Fun facts from a remarkable year

  • Don McLean’s American Pie was unusually long for a hit single, yet it became one of the era’s defining radio records anyway.
  • Roberta Flack’s The First Time Ever I Saw Your Face had originally been released earlier, but its appearance in a Clint Eastwood film helped turn it into a major hit in 1972.
  • Stevie Wonder’s Superstition grew out of a studio collaboration with Jeff Beck, and its famous clavinet sound became instantly iconic.
  • David Bowie’s Ziggy Stardust era helped change the relationship between pop music and image, making character, costume, and concept central to rock stardom.
  • Elton John was moving at extraordinary speed in this period, building a catalogue that made him one of the decade’s essential hitmakers.
  • Gilbert O’Sullivan’s Alone Again (Naturally) sounded deceptively light, but its lyrics dealt with loneliness and despair, showing how emotionally complex mainstream pop could be.

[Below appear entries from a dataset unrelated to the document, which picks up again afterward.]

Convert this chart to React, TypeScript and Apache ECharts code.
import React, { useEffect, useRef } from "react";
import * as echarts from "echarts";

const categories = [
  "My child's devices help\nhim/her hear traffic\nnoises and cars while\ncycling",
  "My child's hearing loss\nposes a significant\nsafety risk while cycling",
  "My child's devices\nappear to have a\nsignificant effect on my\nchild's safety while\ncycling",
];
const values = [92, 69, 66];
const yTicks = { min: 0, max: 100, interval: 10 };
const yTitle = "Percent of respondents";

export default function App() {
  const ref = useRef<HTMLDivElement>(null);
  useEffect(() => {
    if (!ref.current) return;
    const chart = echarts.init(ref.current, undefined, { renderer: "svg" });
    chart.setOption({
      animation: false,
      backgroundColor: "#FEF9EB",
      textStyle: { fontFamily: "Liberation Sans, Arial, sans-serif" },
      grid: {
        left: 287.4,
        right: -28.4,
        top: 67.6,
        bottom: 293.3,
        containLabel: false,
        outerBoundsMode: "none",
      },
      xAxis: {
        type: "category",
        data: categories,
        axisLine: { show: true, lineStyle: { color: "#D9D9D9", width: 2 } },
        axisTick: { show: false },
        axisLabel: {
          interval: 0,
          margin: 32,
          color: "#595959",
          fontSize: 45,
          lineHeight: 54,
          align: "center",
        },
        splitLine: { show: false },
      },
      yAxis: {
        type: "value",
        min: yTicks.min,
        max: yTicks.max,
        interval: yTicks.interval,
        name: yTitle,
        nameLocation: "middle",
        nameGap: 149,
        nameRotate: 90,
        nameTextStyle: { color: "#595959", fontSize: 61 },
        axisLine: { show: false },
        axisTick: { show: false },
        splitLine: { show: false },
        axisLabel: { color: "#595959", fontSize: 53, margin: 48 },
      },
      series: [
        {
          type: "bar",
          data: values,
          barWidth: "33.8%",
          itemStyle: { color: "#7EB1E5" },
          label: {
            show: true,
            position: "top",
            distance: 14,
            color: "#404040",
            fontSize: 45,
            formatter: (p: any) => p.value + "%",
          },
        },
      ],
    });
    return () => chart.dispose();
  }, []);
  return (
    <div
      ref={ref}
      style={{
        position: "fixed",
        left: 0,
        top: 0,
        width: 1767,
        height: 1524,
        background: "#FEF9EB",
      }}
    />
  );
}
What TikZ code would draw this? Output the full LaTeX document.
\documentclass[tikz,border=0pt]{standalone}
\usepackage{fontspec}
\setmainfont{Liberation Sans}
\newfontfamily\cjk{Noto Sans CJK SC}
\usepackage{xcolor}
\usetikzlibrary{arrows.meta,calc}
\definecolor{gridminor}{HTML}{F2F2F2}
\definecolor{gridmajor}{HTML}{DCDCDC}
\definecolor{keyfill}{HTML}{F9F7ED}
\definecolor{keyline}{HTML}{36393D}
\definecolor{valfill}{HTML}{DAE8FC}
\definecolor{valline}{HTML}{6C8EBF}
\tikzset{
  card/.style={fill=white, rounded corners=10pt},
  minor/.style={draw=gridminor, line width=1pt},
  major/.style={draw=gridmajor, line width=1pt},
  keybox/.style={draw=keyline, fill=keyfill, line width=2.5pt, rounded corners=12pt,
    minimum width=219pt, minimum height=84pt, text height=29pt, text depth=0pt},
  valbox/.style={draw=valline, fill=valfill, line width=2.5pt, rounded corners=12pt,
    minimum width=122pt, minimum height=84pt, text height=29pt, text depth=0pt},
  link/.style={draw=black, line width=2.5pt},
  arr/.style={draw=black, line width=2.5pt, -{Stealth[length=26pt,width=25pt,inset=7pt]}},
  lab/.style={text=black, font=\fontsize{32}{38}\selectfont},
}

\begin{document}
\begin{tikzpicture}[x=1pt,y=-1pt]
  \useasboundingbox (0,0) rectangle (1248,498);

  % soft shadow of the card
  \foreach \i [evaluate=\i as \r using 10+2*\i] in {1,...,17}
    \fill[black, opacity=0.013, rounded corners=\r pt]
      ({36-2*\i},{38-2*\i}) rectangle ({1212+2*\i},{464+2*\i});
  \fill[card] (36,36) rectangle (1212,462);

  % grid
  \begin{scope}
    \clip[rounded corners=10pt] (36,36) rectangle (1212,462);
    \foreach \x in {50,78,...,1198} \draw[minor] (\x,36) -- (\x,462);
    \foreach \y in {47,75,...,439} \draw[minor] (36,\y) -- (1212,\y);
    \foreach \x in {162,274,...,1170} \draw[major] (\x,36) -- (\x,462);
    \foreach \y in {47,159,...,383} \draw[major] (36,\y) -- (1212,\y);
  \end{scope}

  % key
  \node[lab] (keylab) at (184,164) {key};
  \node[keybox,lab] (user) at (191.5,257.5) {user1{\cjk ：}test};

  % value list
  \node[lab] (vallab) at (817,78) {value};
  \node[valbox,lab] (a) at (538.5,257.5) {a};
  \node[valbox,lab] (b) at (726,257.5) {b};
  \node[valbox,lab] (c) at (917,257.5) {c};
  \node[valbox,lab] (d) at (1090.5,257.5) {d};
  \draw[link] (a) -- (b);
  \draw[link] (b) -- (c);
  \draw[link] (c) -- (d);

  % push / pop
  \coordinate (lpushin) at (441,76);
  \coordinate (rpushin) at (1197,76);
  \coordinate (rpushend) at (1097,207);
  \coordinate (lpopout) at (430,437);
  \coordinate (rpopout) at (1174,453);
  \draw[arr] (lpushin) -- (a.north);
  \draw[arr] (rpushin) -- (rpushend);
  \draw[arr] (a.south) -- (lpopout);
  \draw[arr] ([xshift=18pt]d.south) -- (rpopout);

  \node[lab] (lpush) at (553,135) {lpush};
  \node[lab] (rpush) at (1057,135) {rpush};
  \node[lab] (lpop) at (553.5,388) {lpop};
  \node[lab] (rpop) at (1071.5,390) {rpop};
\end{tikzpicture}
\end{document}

Still spinning, still shining

Put on a playlist from 1972 and one thing becomes clear almost immediately: this was a year of range, confidence, and personality. The hits were catchy, certainly, but they were also distinctive. Bill Withers sounded like Bill Withers. Al Green sounded like Al Green. Elton John, Carly Simon, Stevie Wonder, Neil Young, Don McLean, and The Temptations each arrived with their own world intact.

That is one reason the music lasts. These songs were not built from a single formula. They came from different traditions, different ambitions, and different emotional temperatures. Yet together they made 1972 feel unified in the best way: not because everything sounded alike, but because so much of it sounded inspired.

And that is the real thrill of revisiting the year. Behind every chorus and chart position, you can hear artists stretching out, taking chances, and making records that still brighten the room half a century later.